End-to-end encryption. Thymer is an offline-first app. You download all your data when the app loads, and it syncs in the background when/if you’re online. Because the app has to work offline the server doesn’t need to get involved during normal operation. That means we could just encrypt all data locally. Then the server would only see the tree structure of your document, but nothing content-wise. The major downsides here are that we won’t be able to offer server-side search, a practical API, or 3rd party integrations if the server can’t read the data. Personally I strongly favor apps that put encryption front and center. We’ll have to wait and see what the beta users think.

Roadmap plugin. Thymer will get a personal schedule where people can add tasks they plan to do Today, Tomorrow, Next week or whenever. But sometimes you want to do higher level and long term planning. We could make a plugin for that. It’s unclear at this point how it would work exactly, but if you have 5 or 10 people in a team you want to have some kind of overview where you can see what’s happening in broad strokes. Maybe this overlaps with Change History and Meeting Mode below. I don’t know.

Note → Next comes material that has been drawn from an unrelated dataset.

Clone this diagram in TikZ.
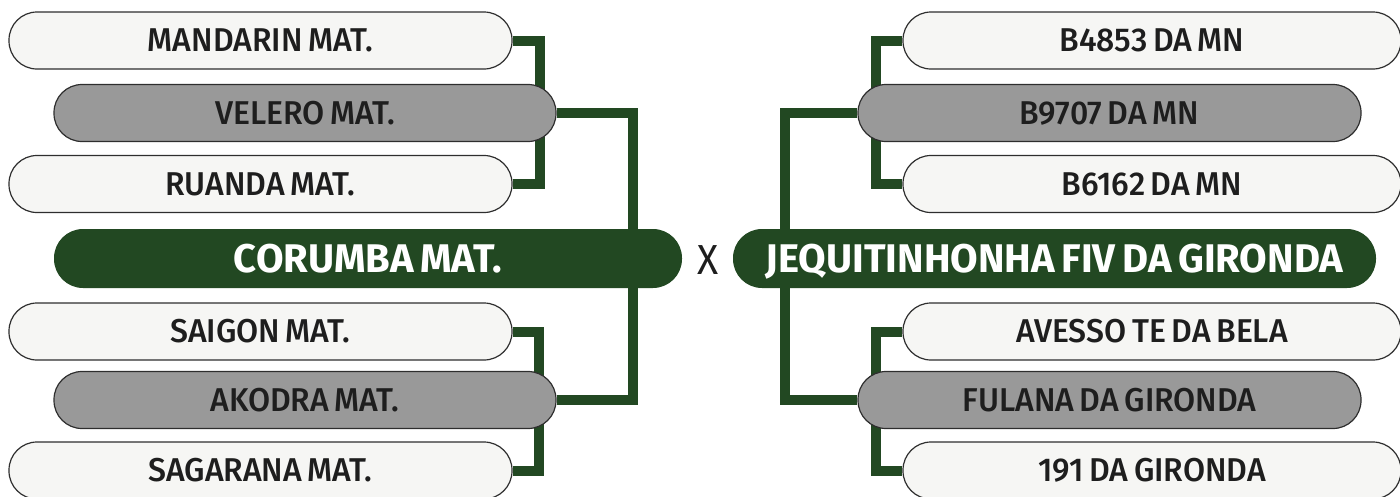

Poweruser console. When you’re working with your own software you do bulk actions all the time. You find some objects based on some criteria, and apply some changes with a for loop. A REPL or a browser’s debug console are huge for productivity, but consumer apps never offer something like that. Why not? You can tediously make changes with point and click. If you’re lucky the app allows you to bulk move/delete, but that’s where it ends. I’d really like Thymer to have a REPL. Then users can do whatever they like with their data. Users of productivity apps have their idiosyncrasies, and the more Thymer can accommodate how people like to work the better.

Change history. Some way to see a what changed in a condensed way. If you get back from a holiday you want to see what people have been working on. How has the schedule changed? What items have been deleted/abandoned? Who is currently working on what? What decisions have been made in your absence? Ideally, you’d get some kind of executive summary that isn’t too long. Because the Thymer document is a tree it’s reasonable to to assume things higher up in the tree are more abstract/high level. Maybe a summary view can condense changes based on that.

Emoji Flags. People want to use their task list in different ways. We won’t be able to anticipate all our user’s needs, but we can provide people with options to organize their tasks to their own liking. We can store arbitrary metadata in tasks. Allowing users to choose their own status emojis doesn’t seem like a big stretch. Want to give a task a ⌛ or 🐳 status? Sure, why not.

Meeting mode. During a meeting some tasks get deleted, new tasks get added, tasks get assigned and reassigned, and people’s schedules get changed. You want to see what has been changed during the meeting separately from other changes made to the Thymer document throughout the day. Ideally meeting notes that contain the rationale get linked to the changes made to the Thymer document. I don’t think it makes sense to have meeting notes that duplicate the changes made in the Thymer planning. But when there are no meeting notes at all the “why” goes missing. Somebody who hasn’t attended the meeting should be able to see what has been discussed and what has changed as a consequence. I don’t think there is any product out there that gets this right, so it’s probably more difficult than it looks.


Any project, even something as simple as a todo list, will grow in scope if you let it. You can’t just add every random feature to your product. Your product will lose its cohesion and you’ll never launch. But you can write down all your half-baked ideas. Once you’ve got some users go back to the list and see if you can actually make some of your wild ideas reality.